Я всегда любила керамику и привозила ее из путешествий. Но однажды подумала: почему ее нужно откуда-то привозить, почему ничего подобного не продается в Нижнем? Нашла помещение в центре, попросила знакомых из деревни срубить березу, поставила ее в магазине у стены, на бревнышках разложила товары. Я сама встречаю посетителей, продаю только ручную работу. Получилась душевная милая лавочка — такие есть в каждом европейском городе, но почему-то до сих пор они не были популярны в России. Очень соблазнительная мысль — открыть «Керамиссу» в Москве, учитывая столичную проходимость и тот факт, что большая часть сувенирки там — китайские магниты и хохлома. Но мой формат, когда хозяйка обслуживает вас лично, к сожалению, сложно масштабировать в таком большом городе.
Я думала, что в пандемию мы закроемся, а у нас был феноменальный спрос: в сложные времена люди хотят окружать себя теплом и уютом. А глина — это то самое тепло: в керамической посуде приятно готовить, из нее приятно есть.
«Керамисса» — не первый мой бизнес. Я начинала с производства готовых салатов, которые продавались в разных универсамах Нижнего. Когда родила дочку, запустила магазин детской одежды. Потом магазин колониальных товаров: чай, кофе. Там же я впервые попробовала продавать керамическую посуду. Но чай и кофе не очень прибыльная история, я продала магазин и после второго декрета подумала, что хочу заниматься только керамикой. Вести бизнес в Нижнем тогда и сейчас — это небо и земля. Раньше я чувствовала себя одиночкой. Теперь местные власти больше ориентированы на малый бизнес: кредиты, консультации, послабления. Конечно, хотелось бы большего, но тем не менее.
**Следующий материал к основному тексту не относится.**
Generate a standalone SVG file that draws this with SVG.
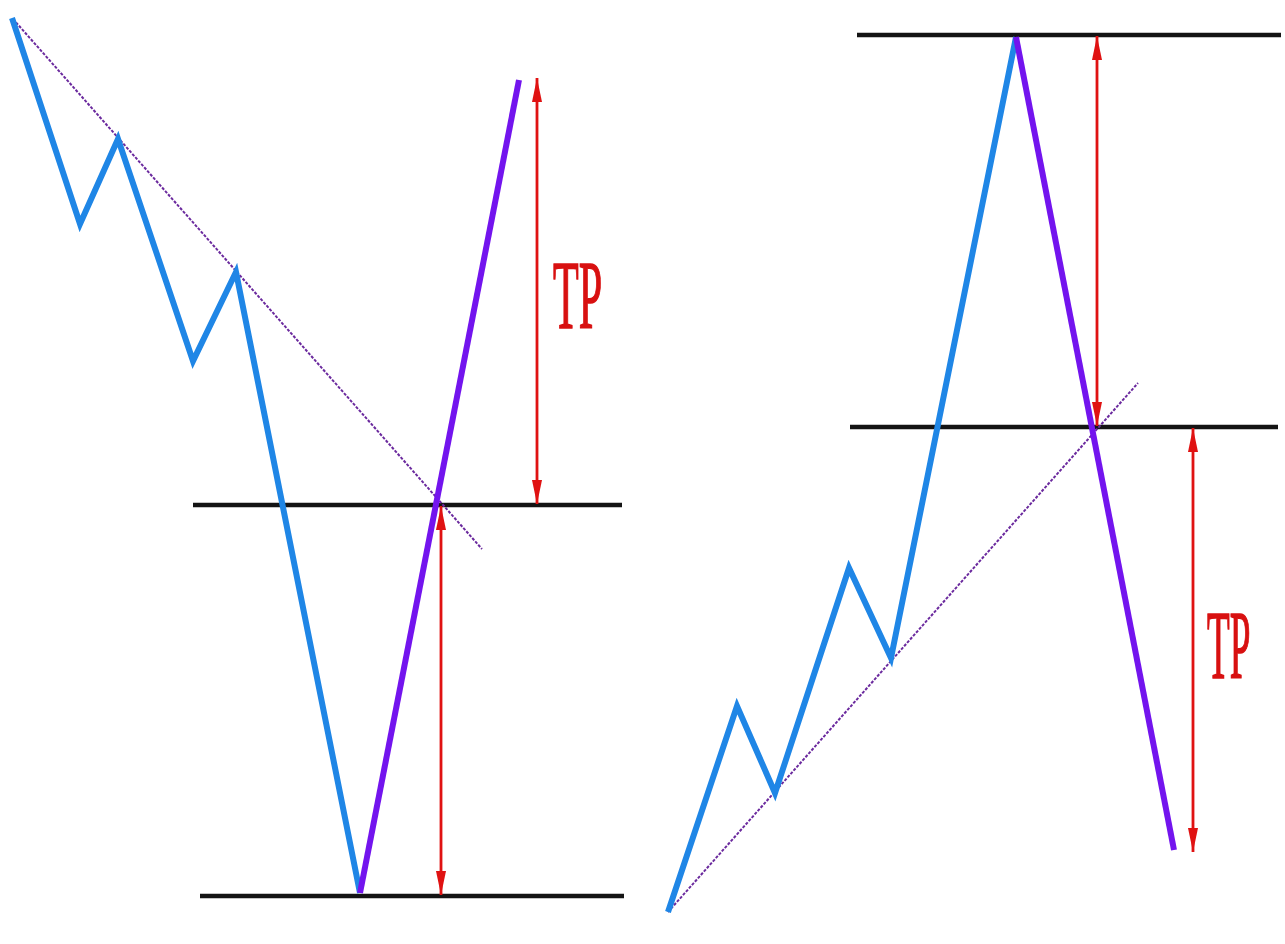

Конкуренции тоже стало больше, но мне так даже интереснее.
Многие говорят, что после большого города сложно возвращаться в провинцию. Но это неправда. В Нижнем мне никогда не было скучно: если мне захочется, я просто сяду на «Сапсан», 3 часа 40 минут — и я в Москве.
Приехала, подзарядилась, провела пару бизнес-встреч и уехала. Я могу приехать в любое время и при этом избавлена от необходимости находиться в этом диком московском стрессе. А после пандемии ездить сюда по работе вообще не нужно — почти всё решаю онлайн.
Так получилось, что я застала город еще до того, как его стали благоустраивать перед чемпионатом мира по футболу и 800-летним юбилеем, который отмечали в прошлом году. На моих глазах город изменился кардинально. Теперь у нас есть свой вариант парка «Зарядье» — набережная, точнее даже пять. К нам теперь Москва ездит, чтобы посмотреть балеты Эйфмана. Город сделал свое дело, очередь за предпринимателями. Я со своей маленькой керамической лавочкой в центре у Кремля тоже вношу свой пусть маленький, но вклад.